Saturday, January 23, 2010
Now I do not generally identify public figures as heroes to model myself after. However as some of you may know, Ernest Shackleton is as about close to a hero as anyone can get for me. Thus is it is with pleasure that I am writing a post about him that I can remotely connect to my own experience.
Shackleton was an early British explorer in the Antarctic. He was a member of an expedition that narrowly missed the Pole in 1909. After Roald Amundsen reached the pole in 1912, Shackleton set his sights on another first: a continental transect. Although he ultimately failed, this was to be his most famous voyage. The expedition set out in the the ship Endurance from England in 1914 and sailed south. The plan was to reach the Antarctic coast on the shore of the Weddell sea, just on the other side of the Antarctic Peninsula from Palmer station. However less than a day’s sail from land, the ship became stuck, frozen into the sea ice. For the next nine months, the ship was at the mercy of the slow clockwise revolution of the sea ice around the Weddell sea basin. In the end, the ship was crushed by the ice but Shackleton was able to lead of his men back to safety. He skillfully guided them past deadly leopard seals, through shifting ice, hunger, hypothermia, rugged glacier travel, and the greatest ocean crossing in a small boat.
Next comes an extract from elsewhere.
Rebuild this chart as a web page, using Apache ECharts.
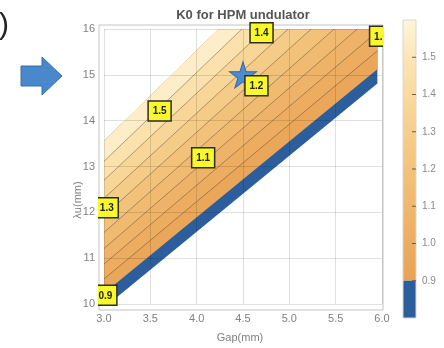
<!DOCTYPE html>
<html>
<head>
<meta charset="utf-8">
<script src="https://cdn.jsdelivr.net/npm/echarts@6/dist/echarts.min.js"></script>
<style>
html,body{margin:0;padding:0;background:#fff}
#c{width:444px;height:348px}
</style>
</head>
<body>
<div id="c"></div>
<script>
// axis ticks
const gapTicks = [3.0, 3.5, 4.0, 4.5, 5.0, 5.5, 6.0];
const periodTicks = [10, 11, 12, 13, 14, 15, 16];
const colorbarTicks = [0.9, 1.0, 1.1, 1.2, 1.3, 1.4, 1.5];

// outline of the computed (gap, period) region
const domainGap = [3.0, 3.05, 5.95, 5.95, 4.24, 3.0];
const domainPeriod = [10, 10, 14.81, 16, 16, 13.55];

// K0 = 0.9 level (top of the blue band): gap at period 10 and at period 16
const k09Line = [2.86, 6.48];
// contour lines: gap at period 10 and at period 16
const contourAt10 = [2.677, 2.493, 2.310, 2.127, 1.943, 1.760, 1.577, 1.393];
const contourAt16 = [6.231, 5.982, 5.733, 5.484, 5.236, 4.987, 4.738, 4.489];

// contour labels
const labelText = ['0.9', '1.3', '1.5', '1.1', '1.2', '1.4', '1.0'];
const labelGap = [3.015, 3.03, 3.60, 4.07, 4.645, 4.70, 5.99];
const labelPeriod = [10.19, 12.10, 14.21, 13.19, 14.76, 15.92, 15.84];

// chosen working point
const designPoint = [4.5, 15.0];

// fill colours: below 0.9, then each band from the 0.9 line upwards
const blueFill = '#2c5d9c';
const bandColors = ['#eaa659', '#ecad61', '#eeb368', '#f0ba71', '#f2c27b',
                    '#f5cb88', '#f8d698', '#fbe2ad', '#fdedc8'];

const domain = domainGap.map((g, i) => [g, domainPeriod[i]]);
const bandLines = [k09Line].concat(contourAt10.map((g, i) => [g, contourAt16[i]]));

// positive on the upper-left side of a line given by its gap at period 10 and 16
function side(line, p) {
  const gB = line[0], gT = line[1];
  return (gT - gB) * (p[1] - 10) - 6 * (p[0] - gB);
}
// keep the part of a polygon on the upper-left side of a line
function clipHalf(poly, line) {
  const out = [];
  for (let i = 0; i < poly.length; i++) {
    const a = poly[i], b = poly[(i + 1) % poly.length];
    const fa = side(line, a), fb = side(line, b);
    if (fa >= 0) out.push(a);
    if ((fa >= 0) !== (fb >= 0)) {
      const t = fa / (fa - fb);
      out.push([a[0] + t * (b[0] - a[0]), a[1] + t * (b[1] - a[1])]);
    }
  }
  return out;
}
// clip a segment to the convex region outline (counter-clockwise)
function clipSeg(a, b, poly) {
  let t0 = 0, t1 = 1;
  for (let i = 0; i < poly.length; i++) {
    const p = poly[i], q = poly[(i + 1) % poly.length];
    const fa = (q[0] - p[0]) * (a[1] - p[1]) - (q[1] - p[1]) * (a[0] - p[0]);
    const fb = (q[0] - p[0]) * (b[1] - p[1]) - (q[1] - p[1]) * (b[0] - p[0]);
    if (fa < 0 && fb < 0) return null;
    if (fa < 0) t0 = Math.max(t0, fa / (fa - fb));
    else if (fb < 0) t1 = Math.min(t1, fa / (fa - fb));
  }
  if (t0 >= t1) return null;
  const lerp = t => [a[0] + t * (b[0] - a[0]), a[1] + t * (b[1] - a[1])];
  return [lerp(t0), lerp(t1)];
}

const FONT = '"Liberation Sans", Arial, sans-serif';
const chart = echarts.init(document.getElementById('c'), null, {renderer: 'canvas'});

const option = {
  animation: false,
  backgroundColor: '#fff',
  title: {
    text: 'K0 for HPM undulator',
    left: 238, top: 4, textAlign: 'center',
    textStyle: {fontFamily: FONT, fontSize: 13, fontWeight: 'bold', color: '#555'}
  },
  grid: [
    {left: 104, right: 62, top: 29, bottom: 44},
    {left: 403, top: 20, width: 13, height: 298}
  ],
  xAxis: [
    {
      gridIndex: 0, type: 'value', min: 3, max: 6, interval: 0.5, z: 3,
      axisLine: {show: false}, axisTick: {show: false},
      axisLabel: {
        margin: 9, color: '#808080', fontFamily: FONT, fontSize: 11,
        customValues: gapTicks, formatter: v => v.toFixed(1)
      },
      splitLine: {show: true, lineStyle: {color: 'rgba(0,0,0,0.12)', width: 1}}
    },
    {gridIndex: 1, type: 'value', min: 0, max: 1, show: false}
  ],
  yAxis: [
    {
      gridIndex: 0, type: 'value', min: 10, max: 16, interval: 1, z: 3,
      axisLine: {show: false}, axisTick: {show: false},
      axisLabel: {
        margin: 9, color: '#808080', fontFamily: FONT, fontSize: 11,
        customValues: periodTicks
      },
      splitLine: {show: true, lineStyle: {color: 'rgba(0,0,0,0.12)', width: 1}}
    },
    {
      gridIndex: 1, type: 'value', min: 0.8, max: 1.6, interval: 0.1, position: 'right',
      axisLine: {show: false},
      axisTick: {show: true, length: 4, customValues: colorbarTicks, lineStyle: {color: '#6b5a45', width: 1}},
      axisLabel: {
        margin: 6, color: '#8a8a8a', fontFamily: FONT, fontSize: 10,
        customValues: colorbarTicks,
        formatter: v => (v < 0.85 || v > 1.55) ? '' : v.toFixed(1)
      },
      splitLine: {show: false}
    }
  ],
  graphic: [
    // plot frame
    {type: 'rect', z: 1, shape: {x: 99, y: 25, width: 284, height: 285},
     style: {fill: null, stroke: '#c4c4c4', lineWidth: 1}},
    // axis titles
    {type: 'text', z: 1, x: 240, y: 338,
     style: {text: 'Gap(mm)', font: '11px ' + FONT, fill: '#808080', align: 'center', verticalAlign: 'middle'}},
    {type: 'text', z: 1, x: 78, y: 200, rotation: Math.PI / 2,
     style: {text: 'λu(mm)', font: '11px ' + FONT, fill: '#808080', align: 'center', verticalAlign: 'middle'}},
    // pointer arrow
    {type: 'polygon', z: 1,
     shape: {points: [[21, 66], [42, 66], [42, 57], [62, 76], [42, 95], [42, 86], [21, 86]]},
     style: {fill: '#4a88cc', stroke: '#3a6ea8', lineWidth: 1}},
    // panel-label fragment
    {type: 'text', z: 1, x: -1, y: 26,
     style: {text: ')', font: '30px ' + FONT, fill: '#222', verticalAlign: 'middle'}}
  ],
  series: [
    {
      // filled K0 bands
      type: 'custom', xAxisIndex: 0, yAxisIndex: 0, z: 2,
      data: bandColors.map((c, i) => [i]).concat([[bandColors.length]]),
      renderItem: function (params, api) {
        const idx = params.dataIndex;
        let poly = domain;
        if (idx > 0) poly = clipHalf(domain, bandLines[idx - 1]);
        if (poly.length < 3) return null;
        return {
          type: 'polygon',
          shape: {points: poly.map(p => api.coord(p))},
          style: {fill: idx === 0 ? blueFill : bandColors[idx - 1]}
        };
      }
    },
    {
      // contour lines
      type: 'custom', xAxisIndex: 0, yAxisIndex: 0, z: 4,
      data: contourAt10.map((g, i) => [i]),
      renderItem: function (params, api) {
        const i = params.dataIndex;
        const seg = clipSeg([contourAt10[i], 10], [contourAt16[i], 16], domain);
        if (!seg) return null;
        const a = api.coord(seg[0]), b = api.coord(seg[1]);
        return {
          type: 'line',
          shape: {x1: a[0], y1: a[1], x2: b[0], y2: b[1]},
          style: {stroke: 'rgba(80,60,40,0.55)', lineWidth: 0.8}
        };
      }
    },
    {
      // working point
      type: 'scatter', xAxisIndex: 0, yAxisIndex: 0, z: 5,
      data: [designPoint],
      symbol: 'path://M50,0 L61,35 L98,35 L68,57 L79,91 L50,70 L21,91 L32,57 L2,35 L39,35 Z',
      symbolSize: [27, 26],
      itemStyle: {color: '#4a8dd6', borderColor: '#3468a8', borderWidth: 1, opacity: 1}
    },
    {
      // contour value labels, clipped at the frame
      type: 'custom', xAxisIndex: 0, yAxisIndex: 0, z: 6,
      data: labelText.map((t, i) => [labelGap[i], labelPeriod[i]]),
      renderItem: function (params, api) {
        const i = params.dataIndex;
        const c = api.coord([labelGap[i], labelPeriod[i]]);
        const cs = params.coordSys;
        const w = 23, h = 20;
        return {
          type: 'group',
          clipPath: {type: 'rect', shape: {x: cs.x - 6, y: cs.y - 7, width: cs.width + 7, height: cs.height + 13}},
          children: [
            {type: 'rect', shape: {x: c[0] - w / 2, y: c[1] - h / 2, width: w, height: h},
             style: {fill: '#f8f82a', stroke: '#2e2e1e', lineWidth: 1.5}},
            {type: 'text',
             style: {text: labelText[i], x: c[0], y: c[1] + 0.5, align: 'center', verticalAlign: 'middle',
                     font: 'bold 10px ' + FONT, fill: '#222'}}
          ]
        };
      }
    },
    {
      // colour bar
      type: 'custom', xAxisIndex: 1, yAxisIndex: 1, z: 2,
      data: [[0.5, 1.2]],
      renderItem: function (params, api) {
        const tl = api.coord([0, 1.6]), br = api.coord([1, 0.8]);
        const mid = api.coord([1, 0.9]);
        const children = [
          {type: 'rect', shape: {x: tl[0], y: tl[1], width: br[0] - tl[0], height: mid[1] - tl[1]},
           style: {fill: {type: 'linear', x: 0, y: 0, x2: 0, y2: 1, colorStops: [
             {offset: 0, color: '#fef5d9'}, {offset: 0.143, color: '#fce6b6'},
             {offset: 0.286, color: '#f9daa0'}, {offset: 0.429, color: '#f6ce8b'},
             {offset: 0.571, color: '#f3c37b'}, {offset: 0.714, color: '#efb86d'},
             {offset: 0.857, color: '#ecad61'}, {offset: 1, color: '#e9a255'}]}}},
          {type: 'rect', shape: {x: tl[0], y: mid[1], width: br[0] - tl[0], height: br[1] - mid[1]},
           style: {fill: blueFill}},
          {type: 'rect', shape: {x: tl[0], y: tl[1], width: br[0] - tl[0], height: br[1] - tl[1]},
           style: {fill: null, stroke: '#d6d6d6', lineWidth: 1}}
        ];
        colorbarTicks.forEach(v => {
          const p = api.coord([1, v]);
          children.push({type: 'line', shape: {x1: p[0] - 4, y1: p[1], x2: p[0], y2: p[1]},
                         style: {stroke: '#6b5a45', lineWidth: 1}});
        });
        return {type: 'group', children: children};
      }
    }
  ]
};
chart.setOption(option);
</script>
</body>
</html>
If you are interested in one of the greatest stories of courage, exploration, and leadership, I would highly recommend that you read Endurance by Alfred Lansing.
The bottom line is that Shackleton’s ship was stuck in the sea ice for almost a year, and that ships still get trapped in the sea ice today. In fact the research vessel that brought me here, the Laurence M Gould, was stuck in sea ice several years ago. She was halfway through a four-week scientific cruise when she became surrounded by sea ice which she could not break. It was mid-October, which is spring in the Antarctic, so there was no chance of being held as long as Shackleton was. Moreover, the Gould has a “stamina” of over two months, so there was no danger that supplies would run out. Even so, the scientists had no idea when the ice would release them because there is no timetable for the breakup of the sea ice.
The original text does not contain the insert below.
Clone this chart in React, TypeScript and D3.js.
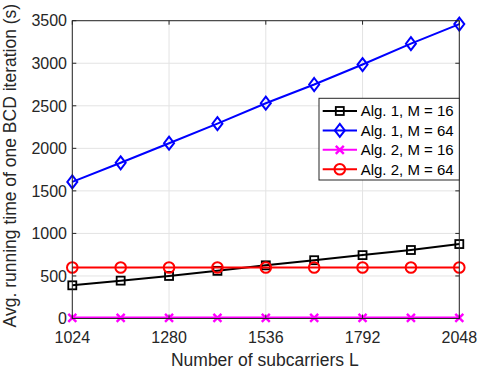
import React from "react";
import * as d3 from "d3";

// subcarrier counts on the x axis
const subcarriers = [1024, 1152, 1280, 1408, 1536, 1664, 1792, 1920, 2048];
const xTicks = [1024, 1280, 1536, 1792, 2048];
const yTicks = [0, 500, 1000, 1500, 2000, 2500, 3000, 3500];

// running time per BCD iteration (s)
const alg1M16 = [390, 445, 500, 560, 625, 685, 745, 805, 875];
const alg1M64 = [1605, 1830, 2060, 2290, 2530, 2750, 2985, 3230, 3460];
const alg2M16 = [8, 8, 8, 8, 8, 8, 8, 8, 8];
const alg2M64 = [600, 600, 600, 600, 600, 600, 600, 600, 600];

const seriesNames = ["Alg. 1, M = 16", "Alg. 1, M = 64", "Alg. 2, M = 16", "Alg. 2, M = 64"];
const seriesColors = ["#000000", "#0000ff", "#ff00ff", "#ff0000"];
const seriesMarkers = ["square", "diamond", "cross", "circle"];

const W = 477;
const H = 377;
const left = 72.3;
const right = 459.3;
const top = 20.7;
const bottom = 318.5;
const font = "'Liberation Sans', Arial, Helvetica, sans-serif";
const ink = "#262626";

function Marker({ kind, x, y, color }: { kind: string; x: number; y: number; color: string }) {
  if (kind === "square") {
    return <rect x={x - 4} y={y - 4} width={8} height={8} fill="none" stroke={color} strokeWidth={1.8} />;
  }
  if (kind === "diamond") {
    return (
      <path
        d={`M${x},${y - 6.5}L${x + 5},${y}L${x},${y + 6.5}L${x - 5},${y}Z`}
        fill="none"
        stroke={color}
        strokeWidth={2}
      />
    );
  }
  if (kind === "circle") {
    return <circle cx={x} cy={y} r={5.3} fill="none" stroke={color} strokeWidth={2} />;
  }
  return (
    <path
      d={`M${x - 4},${y - 4}L${x + 4},${y + 4}M${x - 4},${y + 4}L${x + 4},${y - 4}`}
      stroke={color}
      strokeWidth={2.4}
    />
  );
}

export default function App() {
  const x = d3.scaleLinear().domain([1024, 2048]).range([left, right]);
  const y = d3.scaleLinear().domain([0, 3500]).range([bottom, top]);
  const allSeries = [alg1M16, alg1M64, alg2M16, alg2M64];
  const line = d3
    .line<number>()
    .x((_, i) => x(subcarriers[i]))
    .y((d) => y(d));

  const legX = 319;
  const legY = 98.3;
  const legW = right - legX;
  const legH = 81.7;

  return (
    <svg
      width={W}
      height={H}
      style={{ position: "absolute", left: 0, top: 0, background: "#fff" }}
      fontFamily={font}
    >
      <rect x={0} y={0} width={W} height={H} fill="#fff" />
      {/* grid */}
      {xTicks.map((t) => (
        <line key={"gx" + t} x1={x(t)} x2={x(t)} y1={top} y2={bottom} stroke="#e3e3e3" strokeWidth={1} />
      ))}
      {yTicks.map((t) => (
        <line key={"gy" + t} x1={left} x2={right} y1={y(t)} y2={y(t)} stroke="#e3e3e3" strokeWidth={1} />
      ))}

      {/* series */}
      {allSeries.map((s, k) => (
        <g key={seriesNames[k]}>
          <path d={line(s) || ""} fill="none" stroke={seriesColors[k]} strokeWidth={k === 2 ? 2.4 : 2} />
          {s.map((v, i) => (
            <Marker key={i} kind={seriesMarkers[k]} x={x(subcarriers[i])} y={y(v)} color={seriesColors[k]} />
          ))}
        </g>
      ))}

      {/* axes box */}
      <rect x={left} y={top} width={right - left} height={bottom - top} fill="none" stroke={ink} strokeWidth={1} />
      {xTicks.map((t) => (
        <g key={"tx" + t}>
          <line x1={x(t)} x2={x(t)} y1={bottom} y2={bottom - 4} stroke={ink} />
          <line x1={x(t)} x2={x(t)} y1={top} y2={top + 4} stroke={ink} />
          <text x={x(t)} y={343} textAnchor="middle" fontSize={16} fill={ink}>
            {t}
          </text>
        </g>
      ))}
      {yTicks.map((t) => (
        <g key={"ty" + t}>
          <line x1={left} x2={left + 4} y1={y(t)} y2={y(t)} stroke={ink} />
          <line x1={right} x2={right - 4} y1={y(t)} y2={y(t)} stroke={ink} />
          <text x={67} y={y(t)} dy="0.36em" textAnchor="end" fontSize={16} fill={ink}>
            {t}
          </text>
        </g>
      ))}

      {/* axis labels */}
      <text x={(left + right) / 2 - 1} y={366} textAnchor="middle" fontSize={17.5} fill={ink}>
        Number of subcarriers L
      </text>
      <text
        transform={`translate(16,${(top + bottom) / 2 - 4}) rotate(-90)`}
        textAnchor="middle"
        fontSize={17.5}
        fill={ink}
      >
        Avg. running time of one BCD iteration (s)
      </text>

      {/* legend */}
      <rect x={legX} y={legY} width={legW} height={legH} fill="#fff" stroke={ink} strokeWidth={1} />
      {seriesNames.map((name, k) => {
        const ly = legY + 12.7 + k * 19.4;
        return (
          <g key={"leg" + name}>
            <line x1={322.7} x2={357} y1={ly} y2={ly} stroke={seriesColors[k]} strokeWidth={2} />
            <Marker kind={seriesMarkers[k]} x={339.8} y={ly} color={seriesColors[k]} />
            <text x={360.7} y={ly} dy="0.36em" fontSize={15} fill="#000">
              {name}
            </text>
          </g>
        );
      })}
    </svg>
  );
}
Hugh Ducklow, the chief scientist for LTER, was on this cruse and recounted the story to me. Once it was clear that the vessel was trapped, there was nothing to do. All science operations ceased. Scientists and crew alike were forced to occupy the hours unexpectedly showered on them. Their only connection to the outside world was a satellite phone and limited email capabilities, no internet. So the ship became its own world. They set up a “radio station” that broadcast on an internal frequency. Volunteer DJs would play music and write news reports. There was a tacit agreement not to acknowledge the existence of the world beyond the ship, so the sports roundup detailed the progress of a multi-elimination fussball tournament, and the weather report was always what was right outside. People differed in their ability to cope with a situation they had never faced before. Most made themselves busy with whatever they could do but everyone was helpness in a way that a few people could never get used to, and they became irritable and unpleasant. There was no telling when they would escape the ice and return to their lives in the United States. This would be sense of limbo that I have never experienced and one that I suppose would be unusual for anyone to live through. Although I try to keep a balanced life I am sure that a forced extraction from the self-imposed treadmill of the modern world would be difficult.
I suppose that Shackleton coped with the boredom in a similar way to the scientists, trying to keep his men busy making rope, tarring the decks, training the sled dogs. Sinking morale was more of a threat to him than to the members of the Gould expedition because his chance for survival was much narrower, and rested on the hard work and cooperation of all of his men. He was eventually able to escape the Antarctic, as did the Gould. The ice broke up a month after trapping the Gould, and the expedition returned to Chile only two weeks late.
This story serves to remind me that Antarctica is still a land of surprises. I am keeping that in mind while the Gould is currently trying to circumnavigate an island exposed by the recent breakup of an ice shelf. The ice is still in place but broken into pieces separated by narrow stretches of water. The ship could venture into a lead in the ice which then closes, crushing it. Let’s all hope that they have a successful voyage!